Voces, afectos, pequeños grandes misterios. El punto de partida podría ser una suerte de trampa para disfrazar de profundidad algo convencional o demagógico: un chico extrovertido forzado a convivir con su tío sensible, quien recorre distintas ciudades preguntándole a pibes de su edad, o ya adolescentes, su opinión sobre los adultos y el futuro, grabando y escuchando esos audios en procura de un testimonio generacional. Sin embargo, C´mon c´mon está más cerca de Alicia en las ciudades (1974, Win Wenders) con ecos de Jean Rouch que de un producto naíf calculado para gustar.
En principio, porque el chico en cuestión (encarnado por el sorprendente Woody Norman, con algunos antecedentes previos en cine y TV) es tan brillante y ocurrente como irritante, así como su tío (Joaquin Phoenix en su faceta de muchachón buenazo y solitario, como en Her) y su madre (Gaby Hoffmann) lidian con él –y con problemas familiares y de trabajo– como pueden, con más preguntas que certezas.
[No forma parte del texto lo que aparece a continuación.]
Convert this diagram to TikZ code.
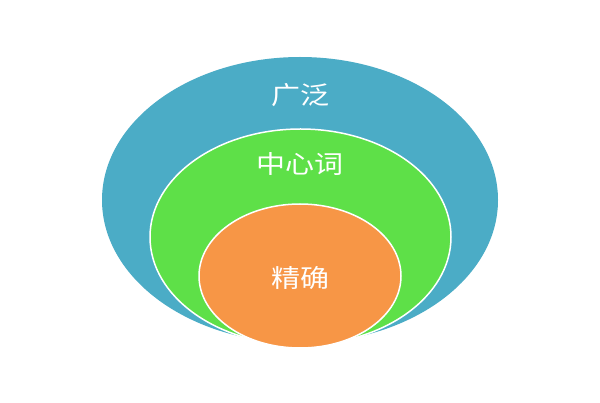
\documentclass[tikz,border=0pt]{standalone}
\usepackage{fontspec}
\newfontfamily\cjk{Noto Sans CJK SC}
\definecolor{outerblue}{HTML}{4BACC6}
\definecolor{midgreen}{HTML}{5EE048}
\definecolor{innerorange}{HTML}{F79646}
\begin{document}
\begin{tikzpicture}[x=1pt,y=-1pt,
  ring/.style={draw=white,line width=1.5pt},
  lbl/.style={text=white,font=\cjk\fontsize{25}{27}\selectfont,inner sep=0pt,xscale=1.16}]
\useasboundingbox (0,0) rectangle (600,403);
\fill[white] (0,0) rectangle (600,403);
\fill[outerblue] (300,200) ellipse [x radius=198, y radius=143];
\draw[ring,fill=midgreen] (300.5,237) ellipse [x radius=150.5, y radius=108];
\draw[ring,fill=innerorange] (300,276) ellipse [x radius=101, y radius=72];
\node[lbl] (t1) at (300,95) {广泛};
\node[lbl] (t2) at (300,164.5) {中心词};
\node[lbl] (t3) at (300,278) {精确};
\end{tikzpicture}
\end{document}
El aprendizaje de los adultos es informal, constante e implica momentos de desconcierto, de inseguridad y de temor: no es común que en una película estadounidense de las que llegan a las salas comerciales de nuestro país un niño no sea mostrado como angelical criatura receptora de consejos varios, ni (menos aún) que la maternidad y la educación sean expuestas como terreno resbaladizo.
Otros rasgos apartan a C´mon c´mon de la medianía: el hecho de atravesar –literalmente– lo que le va ocurriendo a los personajes con frases de libros que leen (desde un ensayo hasta un cuento infantil), estimulando reflexiones que el espectador vinculará seguramente con experiencias propias; la fotografía en blanco y negro que da al periplo (Detroit, Los Angeles, Nueva York, Nueva Orleans) un aire de ensueño, suavizando pintoresquismos y convirtiendo el impostado mundo colorido de la infancia en algo más tenue, con los detalles realistas importando menos que las sensaciones, los afectos y los pensamientos; la fluidez, además, que Mike Mills –de quien algunos recordarán Impulso adolescente (Thumsucker, 2005)– consigue imprimirle a este fresco humano de ligereza infrecuente.
Si el film se arriesga por momentos a cierto embellecimiento de los paisajes urbanos, si la música incidental de los hermanos Bryce y Aaron Dessner acentúa demasiado la melancolía, si la irrupción ocasional en la banda sonora de Mozart o Tsegué-Maryam Guèbrou puede parecer efectista, si el personaje del padre inquieto y cómplice que termina con problemas psiquiátricos (Scoot McNairy) era suficientemente interesante como para merecer más espacio en la trama, y si el bagaje argumental es más acumulativo (pequeños incidentes, conversaciones, modestos aforismos al paso) que progresivo, en el balance C´mon, c´mon gana por placentero, compasivo, tristón pero benigno.
Un plus nada trivial es el hecho de que los testimonios reales de chicos y chicas se fusionen con la ficción, ya que si en el guion escrito por el propio Mills son adultos los que intentan comprender a un niño, en esos registros documentales son chicos y jóvenes pensando en voz alta sobre el mundo que los rodea. Esas voces, esos afectos en conflicto, esos pequeños grandes misterios que a menudo nos desestabilizan a los seres humanos, dan vitalidad a C´mon, c´mon, título que podría traducirse como Vamos, vamos o –como dice en un momento uno de los personajes– Seguir, seguir, siempre seguir.